Overall, she projects a tremendous NEEDINESS when it comes to my son. Like no amount of time with him would ever be enough. I'll try to be specific.
She calls him "my baby."
She really resents the fact that I'm nursing. When I first started, she asked "How am I supposed to keep him for the weekend if you're nursing him all the time?" She's made similar comments several times since then. "How long are you going to keep breastfeeding?" "If you weren't nursing him all the time, I could XYZ."
She keeps buying huge packages of diapers to have at her house. Even though I bring my own in the diaper bag every time. The first pack she returned because he outgrew them before they were opened. The second pack she opened and used ONE diaper (I don't know why... I had several with me). There's a third pack at her house now.
She bought a bunch of jars of baby food. Again- I don't know why- we're only playing around with food, so I only feed him once a day, if that. I don't bother feeding him "on the road", so to speak.
She has a crib set up in her house, which DS has never used. She also has two pack and plays, a USED car seat

The other day he was fussy as I was changing his diaper. I had about 2 of the 10 snaps on his pants buttoned up and she was literally grabbing at him to pick him up. "Awww.... it's ok.... You need your grandma." His pants weren't even fastened! I had to say very sharply " MOM. His pants aren't buttoned. WAIT A MINUTE!"
Several times he's been fussy and she's been very grabby, saying things along the lines of "Your grandma will take care of you." Then she looks shocked or something when *I* actually step in to take care of DS.

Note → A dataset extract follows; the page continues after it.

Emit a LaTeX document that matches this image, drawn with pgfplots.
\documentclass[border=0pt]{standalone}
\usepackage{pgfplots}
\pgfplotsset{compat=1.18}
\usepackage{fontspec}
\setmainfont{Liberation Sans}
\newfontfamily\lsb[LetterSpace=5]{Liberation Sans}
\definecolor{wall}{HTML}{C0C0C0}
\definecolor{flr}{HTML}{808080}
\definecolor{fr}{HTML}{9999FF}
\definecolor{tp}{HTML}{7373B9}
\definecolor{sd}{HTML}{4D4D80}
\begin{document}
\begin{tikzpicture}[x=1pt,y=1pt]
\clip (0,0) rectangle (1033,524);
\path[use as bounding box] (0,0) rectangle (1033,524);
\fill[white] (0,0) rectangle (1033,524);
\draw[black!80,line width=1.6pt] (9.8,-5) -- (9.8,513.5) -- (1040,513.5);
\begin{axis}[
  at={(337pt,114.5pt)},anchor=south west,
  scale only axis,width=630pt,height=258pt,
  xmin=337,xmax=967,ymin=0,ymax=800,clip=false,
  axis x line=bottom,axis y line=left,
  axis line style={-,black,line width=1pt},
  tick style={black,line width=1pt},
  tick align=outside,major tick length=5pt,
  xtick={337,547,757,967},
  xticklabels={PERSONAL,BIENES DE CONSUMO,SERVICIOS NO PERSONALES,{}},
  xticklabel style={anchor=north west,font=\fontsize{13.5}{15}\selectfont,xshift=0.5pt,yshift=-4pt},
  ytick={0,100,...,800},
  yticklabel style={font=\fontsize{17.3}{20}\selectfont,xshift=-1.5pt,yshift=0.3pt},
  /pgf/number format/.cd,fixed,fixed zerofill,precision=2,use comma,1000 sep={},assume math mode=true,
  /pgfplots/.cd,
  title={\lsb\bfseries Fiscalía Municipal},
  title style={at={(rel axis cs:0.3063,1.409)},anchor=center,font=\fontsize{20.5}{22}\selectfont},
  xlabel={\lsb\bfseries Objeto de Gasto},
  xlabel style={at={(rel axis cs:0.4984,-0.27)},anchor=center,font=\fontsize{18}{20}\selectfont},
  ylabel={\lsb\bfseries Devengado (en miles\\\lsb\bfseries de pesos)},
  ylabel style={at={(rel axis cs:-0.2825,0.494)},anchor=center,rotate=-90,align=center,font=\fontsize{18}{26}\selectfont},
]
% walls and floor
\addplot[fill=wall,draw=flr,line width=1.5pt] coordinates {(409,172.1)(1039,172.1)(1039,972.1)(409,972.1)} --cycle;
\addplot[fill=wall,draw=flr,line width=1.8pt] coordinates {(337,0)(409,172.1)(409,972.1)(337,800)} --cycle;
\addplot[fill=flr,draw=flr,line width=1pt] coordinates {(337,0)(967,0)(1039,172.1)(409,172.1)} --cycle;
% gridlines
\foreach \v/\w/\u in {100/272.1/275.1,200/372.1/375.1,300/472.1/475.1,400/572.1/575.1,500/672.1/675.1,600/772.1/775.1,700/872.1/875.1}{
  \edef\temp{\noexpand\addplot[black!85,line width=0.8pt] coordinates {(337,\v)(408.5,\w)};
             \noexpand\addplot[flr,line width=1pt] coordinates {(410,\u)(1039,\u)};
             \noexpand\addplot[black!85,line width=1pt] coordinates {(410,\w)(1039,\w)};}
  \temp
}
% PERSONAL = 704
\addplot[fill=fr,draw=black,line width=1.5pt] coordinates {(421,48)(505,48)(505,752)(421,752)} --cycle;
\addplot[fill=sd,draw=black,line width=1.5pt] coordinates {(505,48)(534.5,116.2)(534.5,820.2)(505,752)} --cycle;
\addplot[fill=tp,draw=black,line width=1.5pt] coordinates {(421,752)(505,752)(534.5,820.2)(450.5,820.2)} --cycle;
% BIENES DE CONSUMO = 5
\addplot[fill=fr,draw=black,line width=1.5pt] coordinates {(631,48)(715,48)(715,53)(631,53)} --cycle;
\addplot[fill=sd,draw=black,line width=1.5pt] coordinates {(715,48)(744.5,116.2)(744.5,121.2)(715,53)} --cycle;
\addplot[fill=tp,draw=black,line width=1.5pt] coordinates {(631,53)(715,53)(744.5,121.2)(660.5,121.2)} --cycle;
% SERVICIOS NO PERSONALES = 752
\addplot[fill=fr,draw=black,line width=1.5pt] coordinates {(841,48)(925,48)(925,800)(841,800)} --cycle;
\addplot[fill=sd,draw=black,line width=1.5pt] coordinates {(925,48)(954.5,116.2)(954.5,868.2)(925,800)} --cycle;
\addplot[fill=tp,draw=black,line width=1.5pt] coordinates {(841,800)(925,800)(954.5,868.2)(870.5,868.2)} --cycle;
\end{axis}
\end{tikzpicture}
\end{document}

DH and I are going to a dinner party this weekend, and while I can absolutely take DS with us, I decided it might be easier if she could watch him instead. She asked if DS could spend the night and the next day at their house instead. I laughed out loud without thinking, saying "No way!" I mean, he's not even 8 months old! Well, she got very offended at my reaction and cannot fathom why I am not jumping up and down at this plan. I had to backtrack and blamed it on not having enough milk pumped.

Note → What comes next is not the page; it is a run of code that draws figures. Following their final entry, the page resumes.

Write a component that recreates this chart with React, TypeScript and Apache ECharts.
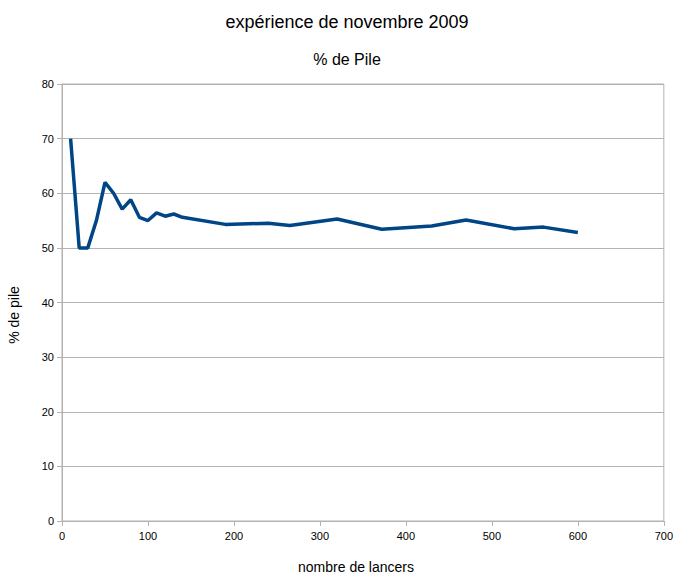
import React, { useEffect, useRef } from "react";
import * as echarts from "echarts";

const titleText = "expérience de novembre 2009";
const subtitleText = "% de Pile";
const xName = "nombre de lancers";
const yName = "% de pile";

const lancers = [10, 20, 30, 40, 50, 60, 70, 80, 90, 100, 110, 120, 130, 140, 190, 240, 265, 320, 372, 430, 470, 526, 560, 600];
const pctPile = [70, 50, 50, 55, 62, 60, 57.1, 58.8, 55.6, 55, 56.4, 55.8, 56.2, 55.6, 54.3, 54.5, 54.1, 55.3, 53.4, 54.0, 55.1, 53.5, 53.8, 52.8];

export default function App() {
  const ref = useRef<HTMLDivElement>(null);
  useEffect(() => {
    if (!ref.current) return;
    const chart = echarts.init(ref.current, undefined, { renderer: "svg" });
    const font = "Liberation Sans, Arial, sans-serif";
    chart.setOption({
      animation: false,
      backgroundColor: "#ffffff",
      title: [
        {
          text: titleText,
          left: 342,
          top: 8,
          textAlign: "center",
          textStyle: { fontFamily: font, fontSize: 18, fontWeight: "normal", color: "#000" },
        },
        {
          text: subtitleText,
          left: 342,
          top: 46,
          textAlign: "center",
          textStyle: { fontFamily: font, fontSize: 16, fontWeight: "normal", color: "#000" },
        },
      ],
      grid: {
        left: 62,
        right: 9,
        top: 84,
        bottom: 56,
        show: true,
        borderColor: "#b3b3b3",
        borderWidth: 1,
      },
      xAxis: {
        type: "value",
        min: 0,
        max: 700,
        interval: 100,
        axisLine: { show: true, lineStyle: { color: "#b3b3b3" } },
        axisTick: { show: true, length: 5, lineStyle: { color: "#b3b3b3" } },
        splitLine: { show: false },
        axisLabel: { fontFamily: font, fontSize: 11, color: "#000", margin: 9 },
      },
      yAxis: {
        type: "value",
        min: 0,
        max: 80,
        interval: 10,
        axisLine: { show: true, lineStyle: { color: "#b3b3b3" } },
        axisTick: { show: true, length: 5, lineStyle: { color: "#b3b3b3" } },
        splitLine: { show: true, lineStyle: { color: "#b3b3b3", width: 1 } },
        axisLabel: { fontFamily: font, fontSize: 11, color: "#000", margin: 8 },
      },
      graphic: [
        {
          type: "text",
          x: 356,
          y: 567,
          style: { text: xName, fontFamily: font, fontSize: 14, fill: "#000", textAlign: "center", textVerticalAlign: "middle" },
        },
        {
          type: "text",
          x: 14,
          y: 315,
          rotation: Math.PI / 2,
          style: { text: yName, fontFamily: font, fontSize: 14, fill: "#000", textAlign: "center", textVerticalAlign: "middle" },
        },
      ],
      series: [
        {
          type: "line",
          data: lancers.map((x, i) => [x, pctPile[i]]),
          showSymbol: false,
          symbol: "none",
          lineStyle: { color: "#004586", width: 3.5 },
          itemStyle: { color: "#004586" },
        },
      ],
    });
    return () => chart.dispose();
  }, []);
  return <div ref={ref} style={{ position: "absolute", left: 0, top: 0, width: 676, height: 577 }} />;
}
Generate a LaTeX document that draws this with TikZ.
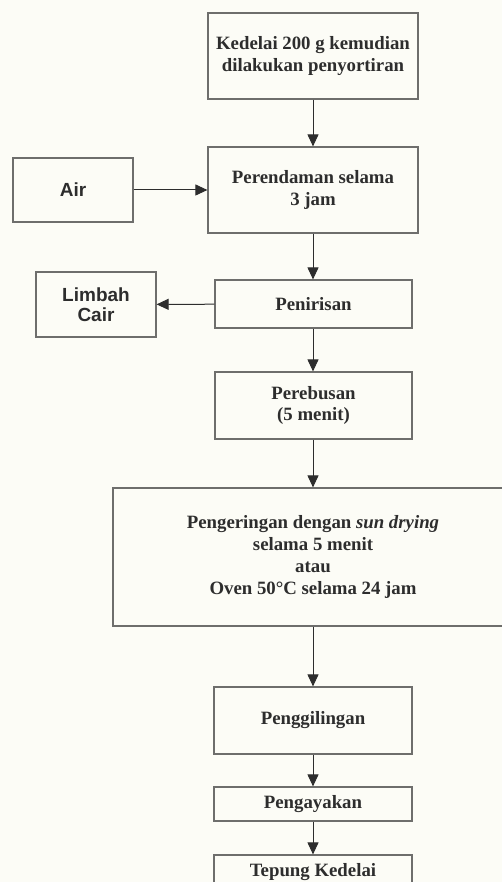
\documentclass[tikz,border=0pt]{standalone}
\usepackage{fontspec}
\setmainfont{Liberation Serif}
\newfontfamily\sansbold{Liberation Sans}[BoldFont={Liberation Sans Bold}]
\usetikzlibrary{arrows.meta}
\definecolor{paper}{RGB}{252,252,246}
\definecolor{edge}{RGB}{110,110,108}
\definecolor{ink}{RGB}{45,45,45}
\tikzset{
  procbox/.style={draw=edge, line width=1.2pt, fill=paper, text=ink, align=center,
    inner sep=2pt, font=\fontsize{18.8}{21.8}\selectfont\bfseries},
  sidebox/.style={procbox, font=\fontsize{19}{20.5}\selectfont\sansbold\bfseries},
  flow/.style={draw=ink, line width=1pt, -{Triangle[width=11pt,length=12pt]}}
}
\begin{document}
\begin{tikzpicture}[x=1pt,y=-1pt]
  \useasboundingbox (0,0) rectangle (502,882);
  \clip (0,0) rectangle (502,882);
  \fill[paper] (0,0) rectangle (502,882);

  % main process chain
  \node[procbox, minimum width=210pt, minimum height=86pt] (sort) at (313,56)
    {Kedelai 200 g kemudian\\dilakukan penyortiran};
  \node[procbox, minimum width=210pt, minimum height=86pt] (soak) at (313,190)
    {Perendaman selama\\3 jam};
  \node[procbox, minimum width=197pt, minimum height=48pt] (drain) at (313.5,304)
    {Penirisan};
  \node[procbox, minimum width=197pt, minimum height=67pt] (boil) at (313.5,405.5)
    {Perebusan\\(5 menit)};
  \node[procbox, minimum width=400pt, minimum height=138pt] (dry) at (313,557)
    {Pengeringan dengan \textit{sun drying}\\selama 5 menit\\atau\\Oven 50°C selama 24 jam};
  \node[procbox, minimum width=198pt, minimum height=67pt] (mill) at (313,720.5)
    {Penggilingan};
  \node[procbox, minimum width=198pt, minimum height=34pt] (sieve) at (313,804)
    {Pengayakan};
  \node[procbox, minimum width=198pt, minimum height=34pt] (flour) at (313,872)
    {Tepung Kedelai};

  % side inputs and outputs
  \node[sidebox, minimum width=120pt, minimum height=64pt] (water) at (73,190) {Air};
  \node[sidebox, minimum width=120pt, minimum height=65pt] (waste) at (96,304.5)
    {Limbah\\Cair};

  % connectors
  \draw[flow] (sort) -- (soak);
  \draw[flow] (water) -- (soak);
  \draw[flow] (soak) -- (soak |- drain.north);
  \draw[flow] (drain) -- (waste);
  \draw[flow] (drain.south -| soak) -- (soak |- boil.north);
  \draw[flow] (boil.south -| soak) -- (soak |- dry.north);
  \draw[flow] (dry.south) -- (mill);
  \draw[flow] (mill) -- (sieve);
  \draw[flow] (sieve) -- (flour);
\end{tikzpicture}
\end{document}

Last fall I had a dr appt about 5 minutes away from my aunt's house, so I asked my aunt to babysit for an hour or two. Mom was offended- "Why can't I babysit?" Ummm.... because you live a half hour away from the doctor? I get back to my aunt's after my appt, and guess who's car is in the driveway?!?!?!? My mom's.
My mom is very ADHD with my son. (No offense to anyone, but I don't know how else to describe it.) By that I mean she is CONSTANTLY offering new toys and moving him around, like every 30 seconds. She doesn't ever just let him sit or roll around and absorb the world around him, even when he's not fussing. It constantly "Play with this toy. Here's a new toy. Let's go in the kitchen. Sing this song." After watching it I feel like I'm hyperventilating from the frantic pace of it all. OTOH, I watched him play with a cereal box the other day for 15 minutes straight. He was happy as a clam. Why the overstimulation? When he's perfectly content?
It's pretty clear she thinks I'm ridiculous in my parenting style, but she doesn't say anything outright. She's always saying "Don't you want to put him down for a nap?" and trying to get me to use the p&p or the crib. She thinks I'm crazy for not starting solids sooner than 6 months, or not putting those hard-soled old-fashioned white shoes on DS's feet, or not wrapping him in 3 blankets and a hat on a sunny 60 degree day. She thinks our carseat is barbaric (The Chicco Keyfit 30 torture chamber

I never volunteer my opinion on any of this stuff, but if she brings something up or asks me a question, I tell her where I'm coming from. She takes my POV as a personal attack on her parenting, though.
I try to let stuff roll off my back. After all, I'm with my boy 24/7, and she only sees him about once a week. And I do appreciate the break.... I'm not a mama who is uncomfortable with other people holding her baby. I know she doesn't mean any harm.
So give it to me straight (if you've read this far)..... am I overreacting for being so completely ANNOYED?!?!?